**TASK PROMPT:** Quote, line for line, the entries from the first through the one containing "const categories = ['AA', 'DA', '6DA', '12DA', '24DA', '48DA'];". Pictures are left out.

Rows from a dataset of charts and code:
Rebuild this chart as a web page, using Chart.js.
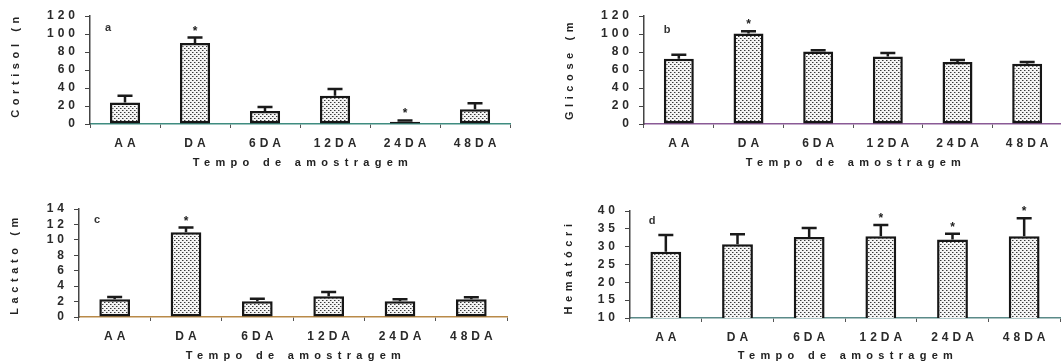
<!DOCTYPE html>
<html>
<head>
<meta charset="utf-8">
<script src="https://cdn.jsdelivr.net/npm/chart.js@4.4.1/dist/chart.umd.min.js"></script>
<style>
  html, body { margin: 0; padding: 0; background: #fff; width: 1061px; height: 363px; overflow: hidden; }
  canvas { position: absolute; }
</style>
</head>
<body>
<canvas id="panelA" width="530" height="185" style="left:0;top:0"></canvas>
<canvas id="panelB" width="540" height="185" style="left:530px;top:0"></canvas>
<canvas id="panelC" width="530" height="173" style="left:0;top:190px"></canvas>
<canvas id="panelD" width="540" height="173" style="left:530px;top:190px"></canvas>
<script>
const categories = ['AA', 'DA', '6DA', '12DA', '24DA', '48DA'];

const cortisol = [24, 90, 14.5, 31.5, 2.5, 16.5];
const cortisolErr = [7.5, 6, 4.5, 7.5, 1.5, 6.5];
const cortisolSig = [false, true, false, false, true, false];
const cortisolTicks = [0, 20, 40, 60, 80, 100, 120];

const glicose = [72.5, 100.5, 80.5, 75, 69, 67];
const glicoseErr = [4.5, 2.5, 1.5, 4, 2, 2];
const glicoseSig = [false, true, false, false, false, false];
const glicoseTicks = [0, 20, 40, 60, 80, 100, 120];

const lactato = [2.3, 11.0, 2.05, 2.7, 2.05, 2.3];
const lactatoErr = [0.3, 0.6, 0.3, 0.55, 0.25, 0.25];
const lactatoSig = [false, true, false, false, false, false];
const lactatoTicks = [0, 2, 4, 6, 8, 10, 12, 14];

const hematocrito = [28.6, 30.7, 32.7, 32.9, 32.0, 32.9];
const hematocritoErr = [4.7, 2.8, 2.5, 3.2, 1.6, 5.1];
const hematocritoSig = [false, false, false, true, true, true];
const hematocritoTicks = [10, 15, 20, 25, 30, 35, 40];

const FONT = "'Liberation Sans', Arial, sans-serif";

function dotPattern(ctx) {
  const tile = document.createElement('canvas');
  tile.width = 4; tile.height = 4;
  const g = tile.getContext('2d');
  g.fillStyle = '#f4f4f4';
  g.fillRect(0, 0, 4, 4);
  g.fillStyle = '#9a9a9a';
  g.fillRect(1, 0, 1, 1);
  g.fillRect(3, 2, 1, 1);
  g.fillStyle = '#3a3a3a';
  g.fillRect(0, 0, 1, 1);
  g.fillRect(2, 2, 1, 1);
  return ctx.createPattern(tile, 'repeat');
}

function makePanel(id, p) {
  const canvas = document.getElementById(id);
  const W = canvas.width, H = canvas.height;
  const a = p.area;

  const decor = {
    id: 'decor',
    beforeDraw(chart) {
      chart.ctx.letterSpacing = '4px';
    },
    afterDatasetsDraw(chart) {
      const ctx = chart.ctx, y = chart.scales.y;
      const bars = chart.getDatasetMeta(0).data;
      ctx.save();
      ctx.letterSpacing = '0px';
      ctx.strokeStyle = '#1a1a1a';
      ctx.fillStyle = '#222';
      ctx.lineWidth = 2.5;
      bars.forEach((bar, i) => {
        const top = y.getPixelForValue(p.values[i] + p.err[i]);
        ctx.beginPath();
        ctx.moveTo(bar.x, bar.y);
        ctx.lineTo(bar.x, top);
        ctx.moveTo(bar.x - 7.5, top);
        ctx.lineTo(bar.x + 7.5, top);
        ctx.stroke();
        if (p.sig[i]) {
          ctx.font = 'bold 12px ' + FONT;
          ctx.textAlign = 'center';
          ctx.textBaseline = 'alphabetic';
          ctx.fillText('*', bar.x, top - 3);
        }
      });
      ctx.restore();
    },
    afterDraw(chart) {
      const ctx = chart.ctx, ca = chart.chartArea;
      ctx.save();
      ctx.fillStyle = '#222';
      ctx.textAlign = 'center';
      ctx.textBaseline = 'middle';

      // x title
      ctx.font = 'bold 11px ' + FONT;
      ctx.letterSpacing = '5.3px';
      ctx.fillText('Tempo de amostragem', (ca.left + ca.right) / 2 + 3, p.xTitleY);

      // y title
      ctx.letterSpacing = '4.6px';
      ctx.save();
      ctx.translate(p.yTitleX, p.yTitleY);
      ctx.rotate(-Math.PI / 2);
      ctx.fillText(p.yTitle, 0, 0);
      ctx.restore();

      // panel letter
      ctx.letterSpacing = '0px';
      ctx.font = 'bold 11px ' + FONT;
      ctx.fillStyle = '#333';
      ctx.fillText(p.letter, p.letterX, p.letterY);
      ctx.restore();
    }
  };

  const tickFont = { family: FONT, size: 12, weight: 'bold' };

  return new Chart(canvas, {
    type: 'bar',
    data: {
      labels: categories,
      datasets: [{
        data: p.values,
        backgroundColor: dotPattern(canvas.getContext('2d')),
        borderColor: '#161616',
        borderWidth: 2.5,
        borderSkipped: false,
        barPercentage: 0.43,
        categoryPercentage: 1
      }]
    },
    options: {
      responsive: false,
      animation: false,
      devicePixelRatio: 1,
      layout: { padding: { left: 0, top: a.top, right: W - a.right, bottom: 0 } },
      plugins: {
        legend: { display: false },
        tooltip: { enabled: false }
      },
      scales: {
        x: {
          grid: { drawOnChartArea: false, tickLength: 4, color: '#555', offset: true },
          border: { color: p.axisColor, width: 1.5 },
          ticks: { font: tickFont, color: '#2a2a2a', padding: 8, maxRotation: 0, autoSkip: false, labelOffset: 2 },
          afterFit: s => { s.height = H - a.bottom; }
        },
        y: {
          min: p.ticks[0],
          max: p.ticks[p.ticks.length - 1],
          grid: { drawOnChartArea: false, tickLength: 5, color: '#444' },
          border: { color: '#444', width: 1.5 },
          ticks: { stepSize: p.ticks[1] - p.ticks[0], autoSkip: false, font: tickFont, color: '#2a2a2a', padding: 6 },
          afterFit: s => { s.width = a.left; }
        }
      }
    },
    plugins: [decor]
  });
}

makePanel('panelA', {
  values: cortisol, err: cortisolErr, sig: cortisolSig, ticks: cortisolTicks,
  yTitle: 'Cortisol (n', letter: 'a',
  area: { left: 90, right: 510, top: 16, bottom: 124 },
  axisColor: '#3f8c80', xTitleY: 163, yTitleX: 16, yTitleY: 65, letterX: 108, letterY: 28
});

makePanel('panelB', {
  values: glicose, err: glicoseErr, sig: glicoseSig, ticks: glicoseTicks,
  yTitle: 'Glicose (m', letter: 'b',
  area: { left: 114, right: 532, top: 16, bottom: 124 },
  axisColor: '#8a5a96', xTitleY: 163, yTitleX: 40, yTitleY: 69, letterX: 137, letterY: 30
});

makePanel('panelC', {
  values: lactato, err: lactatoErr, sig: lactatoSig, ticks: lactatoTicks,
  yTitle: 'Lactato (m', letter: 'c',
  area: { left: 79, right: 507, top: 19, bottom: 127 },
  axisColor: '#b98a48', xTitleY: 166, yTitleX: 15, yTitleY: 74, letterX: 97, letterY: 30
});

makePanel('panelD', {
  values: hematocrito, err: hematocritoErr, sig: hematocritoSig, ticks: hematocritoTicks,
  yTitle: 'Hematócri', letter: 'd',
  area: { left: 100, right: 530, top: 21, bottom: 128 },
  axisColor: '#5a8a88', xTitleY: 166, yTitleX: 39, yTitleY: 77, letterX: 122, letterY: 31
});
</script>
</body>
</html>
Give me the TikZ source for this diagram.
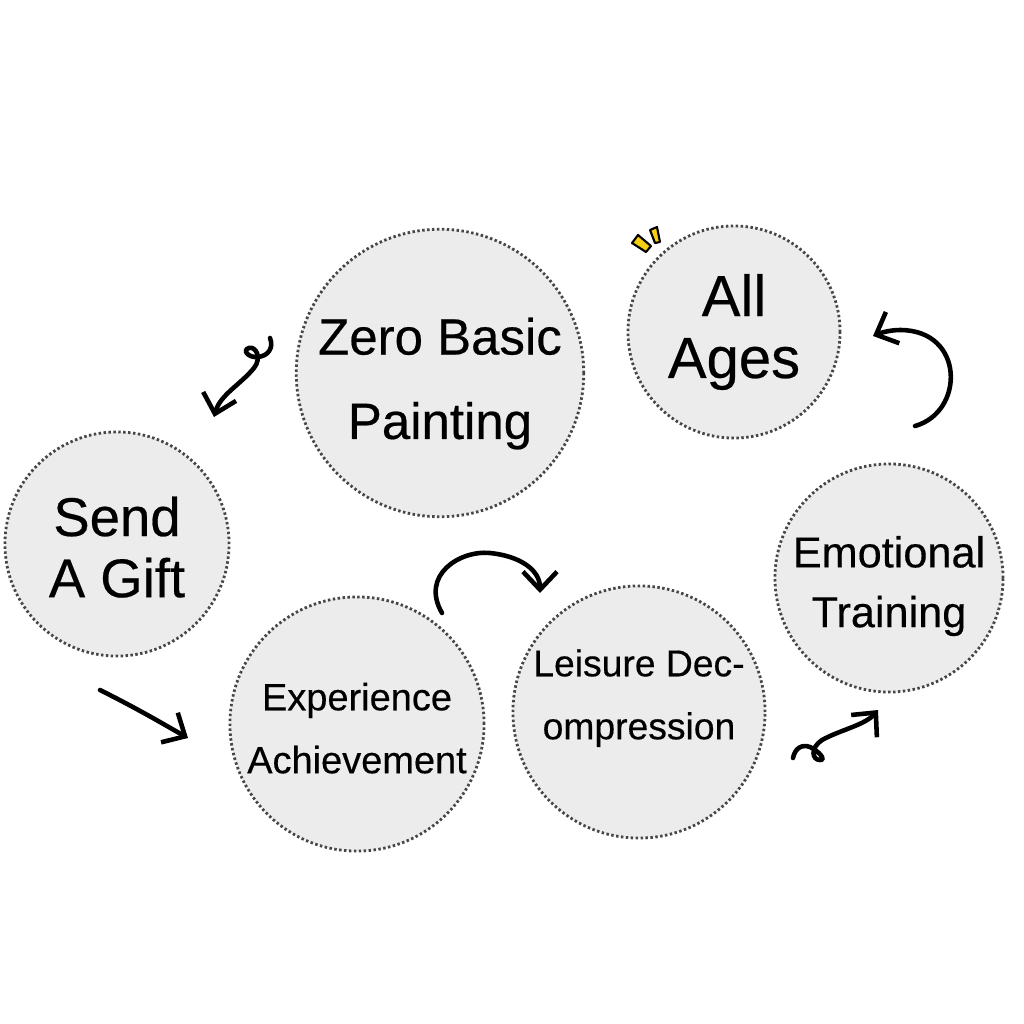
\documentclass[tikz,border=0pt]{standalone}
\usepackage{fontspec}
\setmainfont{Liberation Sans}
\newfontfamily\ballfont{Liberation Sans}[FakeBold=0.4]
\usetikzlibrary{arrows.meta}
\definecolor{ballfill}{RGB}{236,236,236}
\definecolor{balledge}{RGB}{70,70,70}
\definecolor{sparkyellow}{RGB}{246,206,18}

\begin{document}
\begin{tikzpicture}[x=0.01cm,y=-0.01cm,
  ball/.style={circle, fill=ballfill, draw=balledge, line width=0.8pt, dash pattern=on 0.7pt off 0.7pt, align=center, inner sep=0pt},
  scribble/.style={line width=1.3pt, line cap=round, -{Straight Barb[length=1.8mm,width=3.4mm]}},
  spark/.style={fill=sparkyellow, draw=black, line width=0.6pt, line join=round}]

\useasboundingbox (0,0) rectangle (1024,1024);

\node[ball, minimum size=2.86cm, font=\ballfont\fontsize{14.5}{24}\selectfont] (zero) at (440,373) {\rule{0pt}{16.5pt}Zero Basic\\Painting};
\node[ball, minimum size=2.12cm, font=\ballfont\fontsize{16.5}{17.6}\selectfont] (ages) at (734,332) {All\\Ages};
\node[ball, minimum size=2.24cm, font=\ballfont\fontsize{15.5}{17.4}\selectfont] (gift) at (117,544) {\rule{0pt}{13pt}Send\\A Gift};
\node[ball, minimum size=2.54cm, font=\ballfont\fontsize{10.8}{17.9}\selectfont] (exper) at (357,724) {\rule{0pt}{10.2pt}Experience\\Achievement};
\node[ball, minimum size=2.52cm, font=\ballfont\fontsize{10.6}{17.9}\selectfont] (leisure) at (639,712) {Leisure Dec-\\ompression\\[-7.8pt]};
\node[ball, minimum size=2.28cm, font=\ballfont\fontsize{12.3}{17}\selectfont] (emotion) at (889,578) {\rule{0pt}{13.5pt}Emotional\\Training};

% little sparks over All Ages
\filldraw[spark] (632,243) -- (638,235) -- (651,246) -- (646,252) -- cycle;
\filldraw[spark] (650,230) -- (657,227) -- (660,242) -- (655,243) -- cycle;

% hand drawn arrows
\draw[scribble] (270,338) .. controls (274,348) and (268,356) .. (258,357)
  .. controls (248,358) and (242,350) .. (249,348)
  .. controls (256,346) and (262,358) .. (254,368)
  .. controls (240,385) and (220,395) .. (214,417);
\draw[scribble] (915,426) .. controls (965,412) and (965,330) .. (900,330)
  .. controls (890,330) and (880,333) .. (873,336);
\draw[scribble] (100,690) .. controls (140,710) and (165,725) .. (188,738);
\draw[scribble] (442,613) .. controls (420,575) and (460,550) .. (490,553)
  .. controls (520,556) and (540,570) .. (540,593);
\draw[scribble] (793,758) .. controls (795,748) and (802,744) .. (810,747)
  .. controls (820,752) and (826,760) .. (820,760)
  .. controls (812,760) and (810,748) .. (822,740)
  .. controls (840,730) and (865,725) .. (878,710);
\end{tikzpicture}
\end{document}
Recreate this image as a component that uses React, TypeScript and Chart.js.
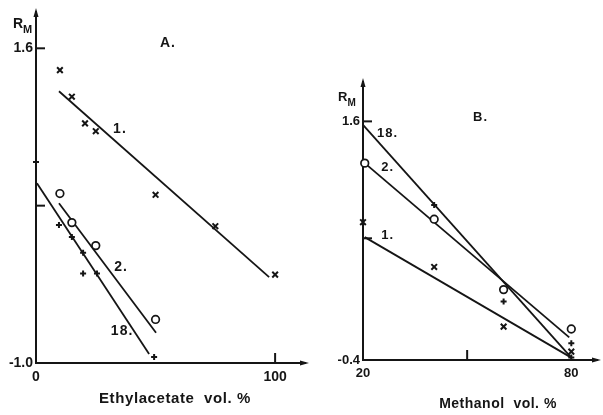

**FINISHED ANSWER:**
Rebuild this chart as a web page, using Chart.js.
<!DOCTYPE html>
<html>
<head>
<meta charset="utf-8">
<script src="https://cdn.jsdelivr.net/npm/chart.js@4.4.1/dist/chart.umd.min.js"></script>
<style>
  html, body { margin: 0; padding: 0; background: #fff; width: 1061px; height: 363px; overflow: hidden; }
  canvas { position: absolute; }
</style>
</head>
<body>
<canvas id="panelA" width="530" height="185" style="left:0;top:0"></canvas>
<canvas id="panelB" width="540" height="185" style="left:530px;top:0"></canvas>
<canvas id="panelC" width="530" height="173" style="left:0;top:190px"></canvas>
<canvas id="panelD" width="540" height="173" style="left:530px;top:190px"></canvas>
<script>
const categories = ['AA', 'DA', '6DA', '12DA', '24DA', '48DA'];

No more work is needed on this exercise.